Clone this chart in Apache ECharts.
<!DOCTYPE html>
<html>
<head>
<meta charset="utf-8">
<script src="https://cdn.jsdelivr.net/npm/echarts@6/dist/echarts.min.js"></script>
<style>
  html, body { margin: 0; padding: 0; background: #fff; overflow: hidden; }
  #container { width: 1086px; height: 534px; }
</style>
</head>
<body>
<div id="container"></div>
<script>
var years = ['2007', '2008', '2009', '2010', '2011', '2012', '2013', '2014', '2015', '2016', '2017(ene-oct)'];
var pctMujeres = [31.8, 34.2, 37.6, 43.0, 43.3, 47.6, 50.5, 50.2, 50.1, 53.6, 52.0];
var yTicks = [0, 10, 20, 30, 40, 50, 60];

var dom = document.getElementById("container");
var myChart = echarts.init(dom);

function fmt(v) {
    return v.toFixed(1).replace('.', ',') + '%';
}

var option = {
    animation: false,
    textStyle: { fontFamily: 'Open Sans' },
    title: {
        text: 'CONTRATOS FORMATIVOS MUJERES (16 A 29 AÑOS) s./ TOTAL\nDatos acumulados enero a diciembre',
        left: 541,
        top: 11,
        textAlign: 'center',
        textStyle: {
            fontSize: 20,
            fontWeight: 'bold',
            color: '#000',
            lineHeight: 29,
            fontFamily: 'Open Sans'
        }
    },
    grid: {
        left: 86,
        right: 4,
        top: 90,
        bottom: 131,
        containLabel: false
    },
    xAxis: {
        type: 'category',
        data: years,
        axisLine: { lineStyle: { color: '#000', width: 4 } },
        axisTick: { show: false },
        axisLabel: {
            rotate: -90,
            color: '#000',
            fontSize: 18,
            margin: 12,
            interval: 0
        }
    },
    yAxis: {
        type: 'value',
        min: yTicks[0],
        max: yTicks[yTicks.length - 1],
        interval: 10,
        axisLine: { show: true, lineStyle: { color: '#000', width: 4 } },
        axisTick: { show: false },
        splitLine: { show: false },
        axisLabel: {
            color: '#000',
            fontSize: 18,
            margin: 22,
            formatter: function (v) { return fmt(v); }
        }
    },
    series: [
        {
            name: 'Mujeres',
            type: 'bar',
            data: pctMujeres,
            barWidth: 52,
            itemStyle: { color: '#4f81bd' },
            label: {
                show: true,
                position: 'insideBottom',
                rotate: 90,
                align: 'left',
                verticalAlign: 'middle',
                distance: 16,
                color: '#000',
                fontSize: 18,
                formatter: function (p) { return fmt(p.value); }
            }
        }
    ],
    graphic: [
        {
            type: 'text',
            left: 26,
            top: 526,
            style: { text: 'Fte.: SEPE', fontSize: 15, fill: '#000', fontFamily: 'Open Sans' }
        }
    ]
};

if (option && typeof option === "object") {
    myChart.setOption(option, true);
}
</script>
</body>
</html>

Work required:
Extract each line from the listing above, please, and repeat it exactly.

Task solution:
Clone this chart in Apache ECharts.
<!DOCTYPE html>
<html>
<head>
<meta charset="utf-8">
<script src="https://cdn.jsdelivr.net/npm/echarts@6/dist/echarts.min.js"></script>
<style>
  html, body { margin: 0; padding: 0; background: #fff; overflow: hidden; }
  #container { width: 1086px; height: 534px; }
</style>
</head>
<body>
<div id="container"></div>
<script>
var years = ['2007', '2008', '2009', '2010', '2011', '2012', '2013', '2014', '2015', '2016', '2017(ene-oct)'];
var pctMujeres = [31.8, 34.2, 37.6, 43.0, 43.3, 47.6, 50.5, 50.2, 50.1, 53.6, 52.0];
var yTicks = [0, 10, 20, 30, 40, 50, 60];

var dom = document.getElementById("container");
var myChart = echarts.init(dom);

function fmt(v) {
    return v.toFixed(1).replace('.', ',') + '%';
}

var option = {
    animation: false,
    textStyle: { fontFamily: 'Open Sans' },
    title: {
        text: 'CONTRATOS FORMATIVOS MUJERES (16 A 29 AÑOS) s./ TOTAL\nDatos acumulados enero a diciembre',
        left: 541,
        top: 11,
        textAlign: 'center',
        textStyle: {
            fontSize: 20,
            fontWeight: 'bold',
            color: '#000',
            lineHeight: 29,
            fontFamily: 'Open Sans'
        }
    },
    grid: {
        left: 86,
        right: 4,
        top: 90,
        bottom: 131,
        containLabel: false
    },
    xAxis: {
        type: 'category',
        data: years,
        axisLine: { lineStyle: { color: '#000', width: 4 } },
        axisTick: { show: false },
        axisLabel: {
            rotate: -90,
            color: '#000',
            fontSize: 18,
            margin: 12,
            interval: 0
        }
    },
    yAxis: {
        type: 'value',
        min: yTicks[0],
        max: yTicks[yTicks.length - 1],
        interval: 10,
        axisLine: { show: true, lineStyle: { color: '#000', width: 4 } },
        axisTick: { show: false },
        splitLine: { show: false },
        axisLabel: {
            color: '#000',
            fontSize: 18,
            margin: 22,
            formatter: function (v) { return fmt(v); }
        }
    },
    series: [
        {
            name: 'Mujeres',
            type: 'bar',
            data: pctMujeres,
            barWidth: 52,
            itemStyle: { color: '#4f81bd' },
            label: {
                show: true,
                position: 'insideBottom',
                rotate: 90,
                align: 'left',
                verticalAlign: 'middle',
                distance: 16,
                color: '#000',
                fontSize: 18,
                formatter: function (p) { return fmt(p.value); }
            }
        }
    ],
    graphic: [
        {
            type: 'text',
            left: 26,
            top: 526,
            style: { text: 'Fte.: SEPE', fontSize: 15, fill: '#000', fontFamily: 'Open Sans' }
        }
    ]
};

if (option && typeof option === "object") {
    myChart.setOption(option, true);
}
</script>
</body>
</html>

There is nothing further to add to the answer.